Entries =
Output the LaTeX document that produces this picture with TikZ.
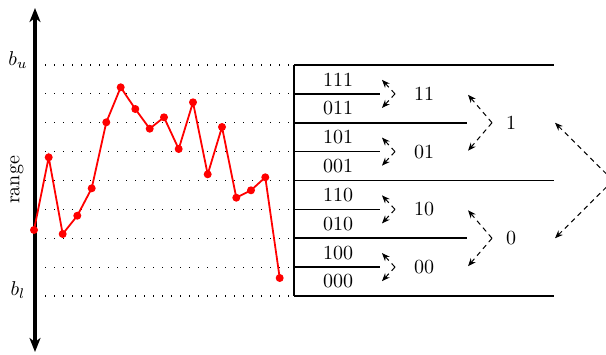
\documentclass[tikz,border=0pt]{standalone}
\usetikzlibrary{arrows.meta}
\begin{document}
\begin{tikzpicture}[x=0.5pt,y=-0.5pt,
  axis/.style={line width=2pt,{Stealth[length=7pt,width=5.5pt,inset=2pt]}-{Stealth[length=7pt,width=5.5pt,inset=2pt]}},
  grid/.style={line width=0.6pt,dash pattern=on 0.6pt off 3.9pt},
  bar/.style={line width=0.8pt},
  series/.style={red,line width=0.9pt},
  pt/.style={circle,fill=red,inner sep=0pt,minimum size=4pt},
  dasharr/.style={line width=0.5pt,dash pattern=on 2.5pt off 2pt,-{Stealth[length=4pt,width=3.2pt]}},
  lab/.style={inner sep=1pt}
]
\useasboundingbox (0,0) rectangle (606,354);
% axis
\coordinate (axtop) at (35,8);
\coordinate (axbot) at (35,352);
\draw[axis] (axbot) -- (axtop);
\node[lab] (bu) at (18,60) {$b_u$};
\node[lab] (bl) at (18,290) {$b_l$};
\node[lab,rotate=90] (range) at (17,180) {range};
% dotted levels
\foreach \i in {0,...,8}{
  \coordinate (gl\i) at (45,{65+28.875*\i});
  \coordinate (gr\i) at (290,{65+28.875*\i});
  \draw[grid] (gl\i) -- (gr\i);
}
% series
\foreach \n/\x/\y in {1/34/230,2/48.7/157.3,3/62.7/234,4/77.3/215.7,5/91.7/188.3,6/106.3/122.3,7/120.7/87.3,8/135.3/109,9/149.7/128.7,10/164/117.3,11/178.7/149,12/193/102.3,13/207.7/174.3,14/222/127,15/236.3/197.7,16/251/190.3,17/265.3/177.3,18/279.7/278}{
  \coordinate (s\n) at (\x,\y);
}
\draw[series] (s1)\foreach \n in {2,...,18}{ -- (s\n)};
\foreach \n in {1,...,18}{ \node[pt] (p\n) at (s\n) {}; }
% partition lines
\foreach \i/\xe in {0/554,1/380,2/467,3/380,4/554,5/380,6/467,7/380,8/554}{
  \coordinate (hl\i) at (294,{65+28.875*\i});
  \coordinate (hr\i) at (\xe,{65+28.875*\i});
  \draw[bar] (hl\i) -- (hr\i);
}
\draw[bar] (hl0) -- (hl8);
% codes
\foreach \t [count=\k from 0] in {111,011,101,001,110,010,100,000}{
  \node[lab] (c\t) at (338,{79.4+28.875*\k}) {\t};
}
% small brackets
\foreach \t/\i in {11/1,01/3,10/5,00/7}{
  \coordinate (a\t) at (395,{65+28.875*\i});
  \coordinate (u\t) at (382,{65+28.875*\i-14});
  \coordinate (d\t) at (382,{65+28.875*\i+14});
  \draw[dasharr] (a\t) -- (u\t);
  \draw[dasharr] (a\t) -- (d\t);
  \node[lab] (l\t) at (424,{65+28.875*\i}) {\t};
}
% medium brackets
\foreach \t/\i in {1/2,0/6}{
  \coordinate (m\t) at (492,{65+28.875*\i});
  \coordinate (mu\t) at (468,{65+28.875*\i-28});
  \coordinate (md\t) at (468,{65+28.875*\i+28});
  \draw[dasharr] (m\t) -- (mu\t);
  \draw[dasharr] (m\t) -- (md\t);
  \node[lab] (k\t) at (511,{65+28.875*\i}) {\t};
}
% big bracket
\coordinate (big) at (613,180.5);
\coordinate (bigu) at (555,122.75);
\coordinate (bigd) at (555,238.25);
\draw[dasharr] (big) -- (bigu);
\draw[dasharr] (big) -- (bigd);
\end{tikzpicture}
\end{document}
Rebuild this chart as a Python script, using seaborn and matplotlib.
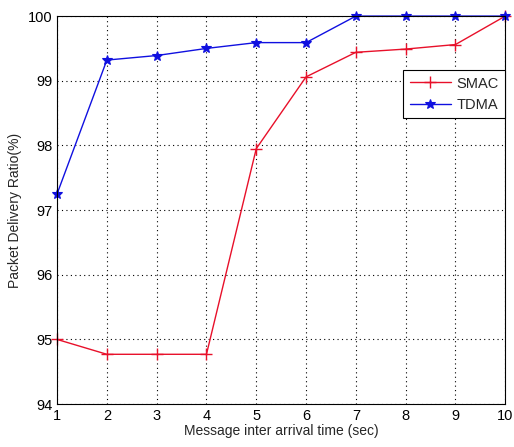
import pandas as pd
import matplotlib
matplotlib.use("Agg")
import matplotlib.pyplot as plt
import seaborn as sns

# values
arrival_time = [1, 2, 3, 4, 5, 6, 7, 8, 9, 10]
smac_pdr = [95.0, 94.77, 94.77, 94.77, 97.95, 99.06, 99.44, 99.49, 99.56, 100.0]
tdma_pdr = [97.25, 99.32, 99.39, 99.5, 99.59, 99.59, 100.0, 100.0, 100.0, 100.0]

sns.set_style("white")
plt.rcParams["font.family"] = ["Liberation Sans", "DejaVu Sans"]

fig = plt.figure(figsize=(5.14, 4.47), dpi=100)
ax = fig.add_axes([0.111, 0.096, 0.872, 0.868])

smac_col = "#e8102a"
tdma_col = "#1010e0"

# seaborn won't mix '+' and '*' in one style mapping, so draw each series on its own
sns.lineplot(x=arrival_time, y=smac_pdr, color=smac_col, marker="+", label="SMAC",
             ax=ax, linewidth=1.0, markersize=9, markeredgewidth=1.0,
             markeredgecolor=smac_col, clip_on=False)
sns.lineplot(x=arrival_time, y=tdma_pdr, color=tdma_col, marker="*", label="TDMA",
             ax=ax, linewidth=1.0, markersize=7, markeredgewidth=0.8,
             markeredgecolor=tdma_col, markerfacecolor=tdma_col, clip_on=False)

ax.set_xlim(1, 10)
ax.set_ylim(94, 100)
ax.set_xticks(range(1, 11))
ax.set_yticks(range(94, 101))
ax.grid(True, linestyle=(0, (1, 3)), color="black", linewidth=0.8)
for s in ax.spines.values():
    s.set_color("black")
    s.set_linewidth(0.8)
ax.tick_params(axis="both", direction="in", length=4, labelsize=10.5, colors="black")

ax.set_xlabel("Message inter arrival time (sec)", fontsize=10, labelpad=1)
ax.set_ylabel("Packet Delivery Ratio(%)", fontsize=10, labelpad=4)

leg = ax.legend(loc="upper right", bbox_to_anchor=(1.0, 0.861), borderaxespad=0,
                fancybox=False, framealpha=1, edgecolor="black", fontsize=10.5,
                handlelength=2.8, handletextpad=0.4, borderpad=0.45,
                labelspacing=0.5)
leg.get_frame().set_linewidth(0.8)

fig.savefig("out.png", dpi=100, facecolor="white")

Short exercise =
Ignore the images and quote every line of the listing exactly.

Exercise solution =
Output the LaTeX document that produces this picture with TikZ.
\documentclass[tikz,border=0pt]{standalone}
\usetikzlibrary{arrows.meta}
\begin{document}
\begin{tikzpicture}[x=0.5pt,y=-0.5pt,
  axis/.style={line width=2pt,{Stealth[length=7pt,width=5.5pt,inset=2pt]}-{Stealth[length=7pt,width=5.5pt,inset=2pt]}},
  grid/.style={line width=0.6pt,dash pattern=on 0.6pt off 3.9pt},
  bar/.style={line width=0.8pt},
  series/.style={red,line width=0.9pt},
  pt/.style={circle,fill=red,inner sep=0pt,minimum size=4pt},
  dasharr/.style={line width=0.5pt,dash pattern=on 2.5pt off 2pt,-{Stealth[length=4pt,width=3.2pt]}},
  lab/.style={inner sep=1pt}
]
\useasboundingbox (0,0) rectangle (606,354);
% axis
\coordinate (axtop) at (35,8);
\coordinate (axbot) at (35,352);
\draw[axis] (axbot) -- (axtop);
\node[lab] (bu) at (18,60) {$b_u$};
\node[lab] (bl) at (18,290) {$b_l$};
\node[lab,rotate=90] (range) at (17,180) {range};
% dotted levels
\foreach \i in {0,...,8}{
  \coordinate (gl\i) at (45,{65+28.875*\i});
  \coordinate (gr\i) at (290,{65+28.875*\i});
  \draw[grid] (gl\i) -- (gr\i);
}
% series
\foreach \n/\x/\y in {1/34/230,2/48.7/157.3,3/62.7/234,4/77.3/215.7,5/91.7/188.3,6/106.3/122.3,7/120.7/87.3,8/135.3/109,9/149.7/128.7,10/164/117.3,11/178.7/149,12/193/102.3,13/207.7/174.3,14/222/127,15/236.3/197.7,16/251/190.3,17/265.3/177.3,18/279.7/278}{
  \coordinate (s\n) at (\x,\y);
}
\draw[series] (s1)\foreach \n in {2,...,18}{ -- (s\n)};
\foreach \n in {1,...,18}{ \node[pt] (p\n) at (s\n) {}; }
% partition lines
\foreach \i/\xe in {0/554,1/380,2/467,3/380,4/554,5/380,6/467,7/380,8/554}{
  \coordinate (hl\i) at (294,{65+28.875*\i});
  \coordinate (hr\i) at (\xe,{65+28.875*\i});
  \draw[bar] (hl\i) -- (hr\i);
}
\draw[bar] (hl0) -- (hl8);
% codes
\foreach \t [count=\k from 0] in {111,011,101,001,110,010,100,000}{
  \node[lab] (c\t) at (338,{79.4+28.875*\k}) {\t};
}
% small brackets
\foreach \t/\i in {11/1,01/3,10/5,00/7}{
  \coordinate (a\t) at (395,{65+28.875*\i});
  \coordinate (u\t) at (382,{65+28.875*\i-14});
  \coordinate (d\t) at (382,{65+28.875*\i+14});
  \draw[dasharr] (a\t) -- (u\t);
  \draw[dasharr] (a\t) -- (d\t);
  \node[lab] (l\t) at (424,{65+28.875*\i}) {\t};
}
% medium brackets
\foreach \t/\i in {1/2,0/6}{
  \coordinate (m\t) at (492,{65+28.875*\i});
  \coordinate (mu\t) at (468,{65+28.875*\i-28});
  \coordinate (md\t) at (468,{65+28.875*\i+28});
  \draw[dasharr] (m\t) -- (mu\t);
  \draw[dasharr] (m\t) -- (md\t);
  \node[lab] (k\t) at (511,{65+28.875*\i}) {\t};
}
% big bracket
\coordinate (big) at (613,180.5);
\coordinate (bigu) at (555,122.75);
\coordinate (bigd) at (555,238.25);
\draw[dasharr] (big) -- (bigu);
\draw[dasharr] (big) -- (bigd);
\end{tikzpicture}
\end{document}
Rebuild this chart as a Python script, using seaborn and matplotlib.
import pandas as pd
import matplotlib
matplotlib.use("Agg")
import matplotlib.pyplot as plt
import seaborn as sns

# values
arrival_time = [1, 2, 3, 4, 5, 6, 7, 8, 9, 10]
smac_pdr = [95.0, 94.77, 94.77, 94.77, 97.95, 99.06, 99.44, 99.49, 99.56, 100.0]
tdma_pdr = [97.25, 99.32, 99.39, 99.5, 99.59, 99.59, 100.0, 100.0, 100.0, 100.0]

sns.set_style("white")
plt.rcParams["font.family"] = ["Liberation Sans", "DejaVu Sans"]

fig = plt.figure(figsize=(5.14, 4.47), dpi=100)
ax = fig.add_axes([0.111, 0.096, 0.872, 0.868])

smac_col = "#e8102a"
tdma_col = "#1010e0"

# seaborn won't mix '+' and '*' in one style mapping, so draw each series on its own
sns.lineplot(x=arrival_time, y=smac_pdr, color=smac_col, marker="+", label="SMAC",
             ax=ax, linewidth=1.0, markersize=9, markeredgewidth=1.0,
             markeredgecolor=smac_col, clip_on=False)
sns.lineplot(x=arrival_time, y=tdma_pdr, color=tdma_col, marker="*", label="TDMA",
             ax=ax, linewidth=1.0, markersize=7, markeredgewidth=0.8,
             markeredgecolor=tdma_col, markerfacecolor=tdma_col, clip_on=False)

ax.set_xlim(1, 10)
ax.set_ylim(94, 100)
ax.set_xticks(range(1, 11))
ax.set_yticks(range(94, 101))
ax.grid(True, linestyle=(0, (1, 3)), color="black", linewidth=0.8)
for s in ax.spines.values():
    s.set_color("black")
    s.set_linewidth(0.8)
ax.tick_params(axis="both", direction="in", length=4, labelsize=10.5, colors="black")

ax.set_xlabel("Message inter arrival time (sec)", fontsize=10, labelpad=1)
ax.set_ylabel("Packet Delivery Ratio(%)", fontsize=10, labelpad=4)

leg = ax.legend(loc="upper right", bbox_to_anchor=(1.0, 0.861), borderaxespad=0,
                fancybox=False, framealpha=1, edgecolor="black", fontsize=10.5,
                handlelength=2.8, handletextpad=0.4, borderpad=0.45,
                labelspacing=0.5)
leg.get_frame().set_linewidth(0.8)

fig.savefig("out.png", dpi=100, facecolor="white")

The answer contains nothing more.